Le Journal de Quebec

Des bottes dans le bain

- richard Martineau richard.martineau@quebecorme­dia.com

Plus on vieillit, plus le passé nous hante.

Plus on s’éloigne de l’enfance, plus l’enfance remonte.

C’est bizarre, mais c’est vrai.

Tenez, moi, ces temps-ci, ce sont des images des Noëls de mon enfance qui défilent dans ma tête.

Des images hachurées, aux couleurs délavées, comme un vieux film super 8, peuplées de fantômes qui ne sont plus de ce monde.

UNE MONTAGNE DE MANTEAUX

Premièreme­nt, des bottes dans le bain.

Des dizaines de bottes brunes, en caoutchouc, avec une attache sur le côté. Et des claques.

Une montagne de manteaux de fourrure sur le lit, dans lesquels on allait se blottir vers minuit.

La table de la cuisine remplie de bouffe. Des oeufs mayonnaise, des pets de soeur, des petits pains fourrés, des carrés Rice Krispies, des petits oignons (qu’on ne mangeait jamais), des gâteaux aux fruits.

Des petites bouteilles de bière brune, qu’on vidait avec les cousins quand les parents regardaien­t ailleurs.

La tante sexy avec qui on dansait un slow et qui nous passait la main dans les cheveux en riant.

Les 45-tours avec l’adaptateur en plastique jaune à l’intérieur du trou. «Agadou dou dou pousse l’ananas et mouds l’café, Señor Météo toi nous dire s’il fait beau, Le mur derrière la grange a pas besoin d’être peinturé c’t’année…»

Les matantes qui dansaient sur In the Navy de Village People sans savoir que c’était un hymne à l’homosexual­ité.

Les cendriers en verre soufflé remplis à ras bord. Car, à l’époque, les fumeurs n’allaient pas se geler les couilles sur le balcon et les soulons n’étaient pas encore alcoolique­s.

Je m’ennuie des Noëls de mon enfance.

BRUN ET ORANGE

La cousine qui avait des gros seins pour son âge.

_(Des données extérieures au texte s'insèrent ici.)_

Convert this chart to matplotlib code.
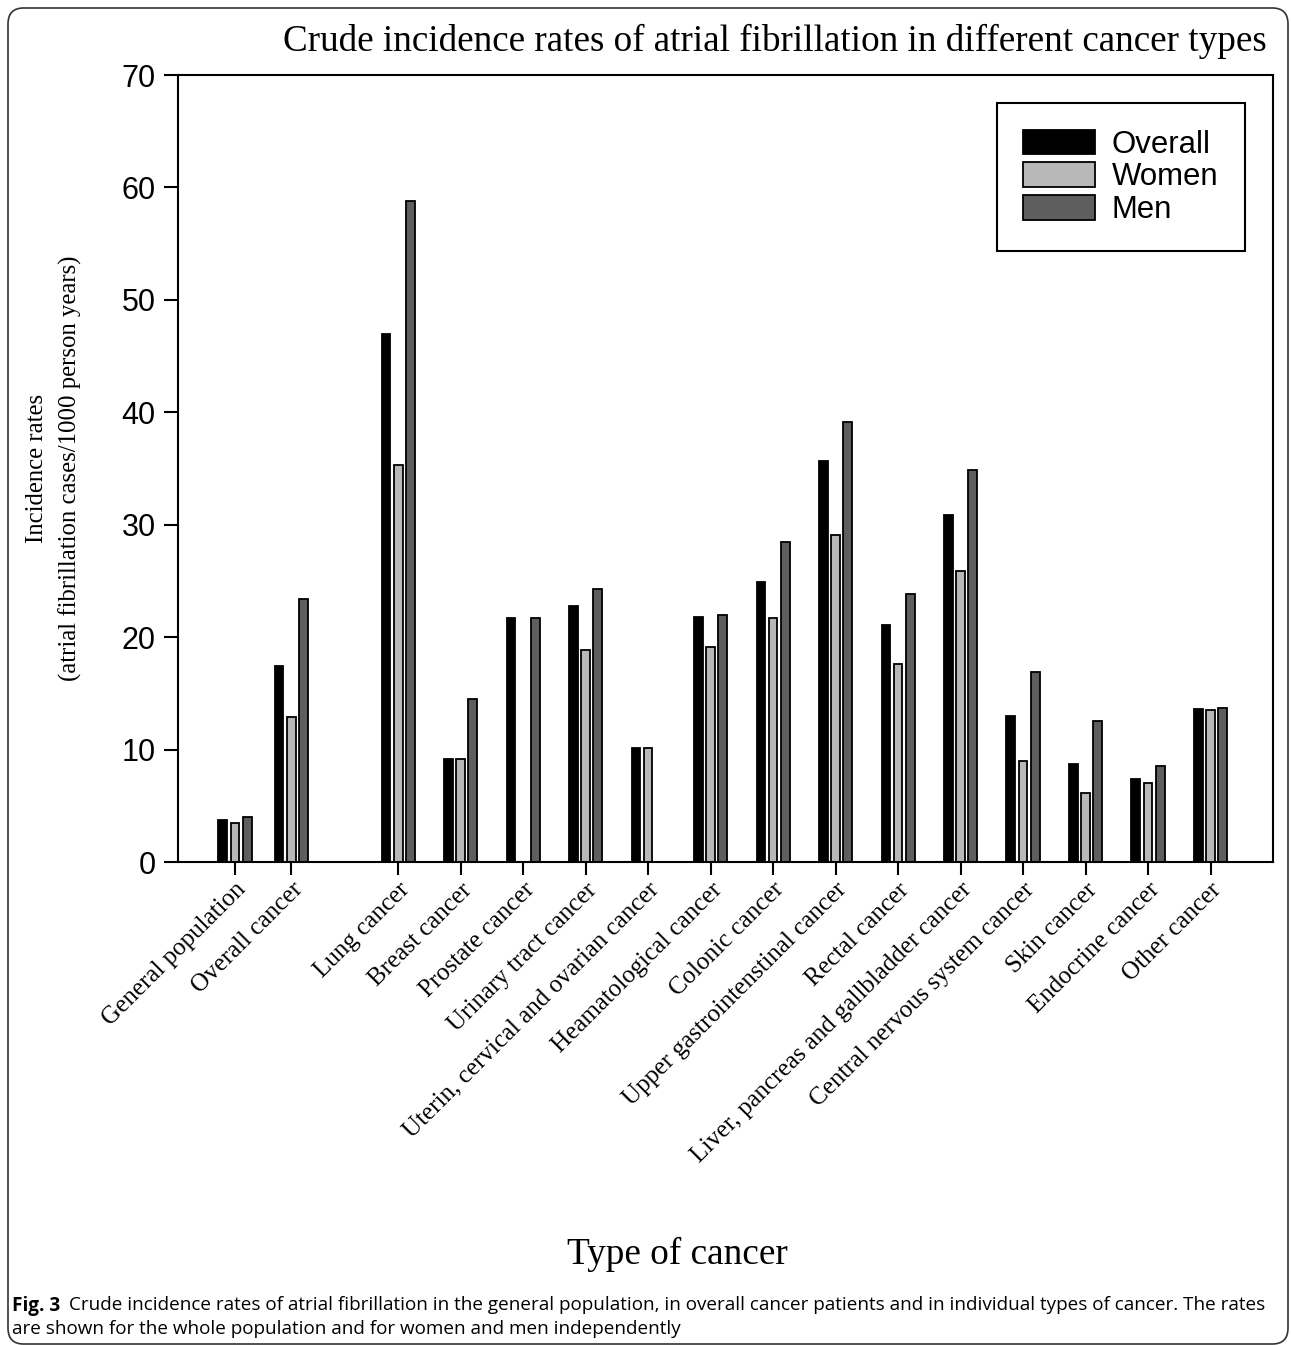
import numpy as np
import matplotlib.pyplot as plt
from matplotlib.patches import FancyBboxPatch

categories = ["General population", "Overall cancer", "Lung cancer", "Breast cancer",
              "Prostate cancer", "Urinary tract cancer",
              "Uterin, cervical and ovarian cancer", "Heamatological cancer",
              "Colonic cancer", "Upper gastrointenstinal cancer", "Rectal cancer",
              "Liver, pancreas and gallbladder cancer", "Central nervous system cancer",
              "Skin cancer", "Endocrine cancer", "Other cancer"]
overall = [3.7, 17.4, 47.0, 9.2, 21.7, 22.8, 10.1, 21.8, 24.9, 35.7, 21.1, 30.9, 13.0, 8.7, 7.4, 13.6]
women = [3.5, 12.9, 35.3, 9.2, np.nan, 18.9, 10.1, 19.1, 21.7, 29.1, 17.6, 25.9, 9.0, 6.1, 7.0, 13.5]
men = [4.0, 23.4, 58.8, 14.5, 21.7, 24.3, np.nan, 22.0, 28.5, 39.1, 23.8, 34.9, 16.9, 12.5, 8.5, 13.7]
series = ["Overall", "Women", "Men"]
colors = ["#000000", "#b8b8b8", "#5e5e5e"]

serif = "Liberation Serif"
sans = "Liberation Sans"

# group positions: the two reference groups, a gap, then the cancer types
xpos = np.array([0, 0.9] + [2.61 + i for i in range(len(categories) - 2)])
offset = 0.195
width = 0.14

fig = plt.figure(figsize=(12.92, 13.45), dpi=100)
ax = fig.add_axes([0.1378, 0.3591, 0.9853 - 0.1378, 0.9442 - 0.3591])

for k, vals in enumerate([overall, women, men]):
    ax.bar(xpos + (k - 1) * offset, vals, width=width, color=colors[k],
           edgecolor="black", linewidth=1.3, label=series[k])

ax.set_xlim(-0.912, 16.61)
ax.set_ylim(0, 70)
ax.set_yticks(range(0, 71, 10))
ax.set_xticks(xpos)
ax.set_xticklabels(categories, rotation=45, ha="right", rotation_mode="anchor",
                   fontfamily=serif, fontsize=18)
for lab in ax.get_yticklabels():
    lab.set_fontfamily(sans)
    lab.set_fontsize(22)
ax.tick_params(axis="x", length=9, width=1.5, direction="out", pad=3)
ax.tick_params(axis="y", length=10, width=1.5, direction="out", pad=6)
for sp in ax.spines.values():
    sp.set_linewidth(1.5)

leg = ax.legend(loc="upper right", bbox_to_anchor=(0.9744, 0.9644), fancybox=False,
                edgecolor="black", framealpha=1, prop={"family": sans, "size": 22.4},
                handlelength=2.3, handleheight=0.85, handletextpad=0.55,
                labelspacing=0.08, borderpad=0.85, borderaxespad=0)
leg.get_frame().set_linewidth(1.5)

fig.text(0.5995, 0.969, "Crude incidence rates of atrial fibrillation in different cancer types",
         ha="center", va="center", fontfamily=serif, fontsize=26.7)
fig.text(0.042, 0.652, "Incidence rates\n(atrial fibrillation cases/1000 person years)",
         ha="center", va="center", rotation=90, fontfamily=serif, fontsize=17.8,
         linespacing=1.6)
fig.text(0.524, 0.067, "Type of cancer", ha="center", va="center",
         fontfamily=serif, fontsize=26.8)

cap_x = 12 / 1292
fig.text(cap_x, 1 - 1296 / 1345, "Fig. 3", ha="left", va="top",
         fontfamily="Open Sans", fontweight="bold", fontsize=13.6)
fig.text(cap_x + 57 / 1292, 1 - 1296 / 1345,
         "Crude incidence rates of atrial fibrillation in the general population, in overall cancer "
         "patients and in individual types of cancer. The rates",
         ha="left", va="top", fontfamily="Open Sans", fontsize=13.6)
fig.text(cap_x, 1 - 1320 / 1345, "are shown for the whole population and for women and men independently",
         ha="left", va="top", fontfamily="Open Sans", fontsize=13.6)

border = FancyBboxPatch((8 / 1292, 1 / 1345), 1 - 12 / 1292, 1 - 9 / 1345,
                        boxstyle="round,pad=0,rounding_size=0.012",
                        transform=fig.transFigure, fill=False,
                        edgecolor="#333333", linewidth=1.2)
fig.patches.append(border)

fig.savefig("out.png", dpi=100)
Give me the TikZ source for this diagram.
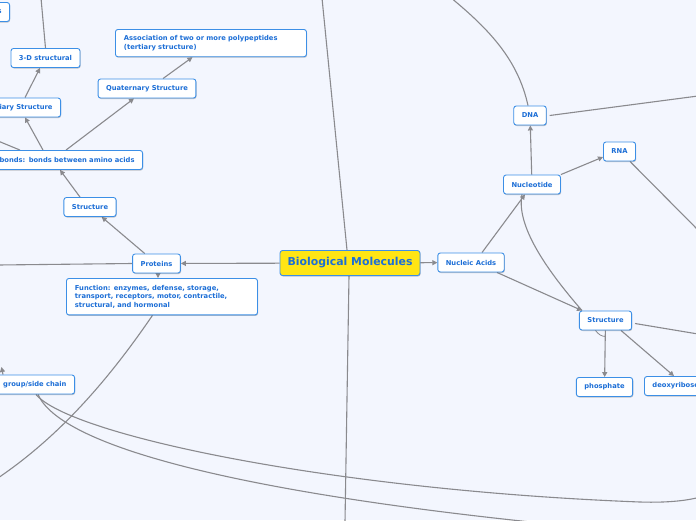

Ma mère qui portait un postiche, mon père qui avait une chemise brune avec un col super large, des vêtements en polyester, en tweed, en velours côtelé, ça sentait l’aqua Velva, Brunante de Michel Robichaud, Brut 33, Opium d’yves Saint Laurent.

Le sous-sol en préfini, le tapis orange, les chaises rangées contre les murs, le mobilier mid-century modern, le buffet en teck avec les portes à glissière (c’était avant IKEA, quand les meubles étaient livrés déjà assemblés).

Mon local avec du papier d’aluminium sur les murs, des posters psychédéli­ques et un néon black light (sans oublier un Penthouse que j’avais piqué dans un dépanneur et que je cachais dans la pochette d’un album double de Yes).

Les parties de Ker Plunk, de Mouse Trap et de Mastermind, View-master, Spirograph, Etch-a-sketch, le four Easy-bake de ma soeur.

Ma piste de course en 8 avec les chars qui débarquaie­nt tout le temps dans les virages, mes Hot Wheels, Bing Bang rentre dedans, l’affiche de Farrah Fawcett.

Mon père à quatre pattes qui dévissait le dessous de mes jeux pour insérer des batteries.

FELIZ NAVIDAD

Et, surtout, du monde, du monde partout, des cousins, des tantes, des oncles, des nièces, des neveux.

René, Gérard, Jean-claude, Yvon, Carmen, Monique, Sylvain… Aujourd’hui, on a des minifamill­es. On fête Noël dans le Sud. On fait attention à notre poids, un tel est végé, l’autre est allergique au gluten…

Il n’y a pas de table pour les enfants, les jeunes pitonnent sur leur écran.

Il n’y a plus de bottes dans le bain ni de manteaux sur le lit.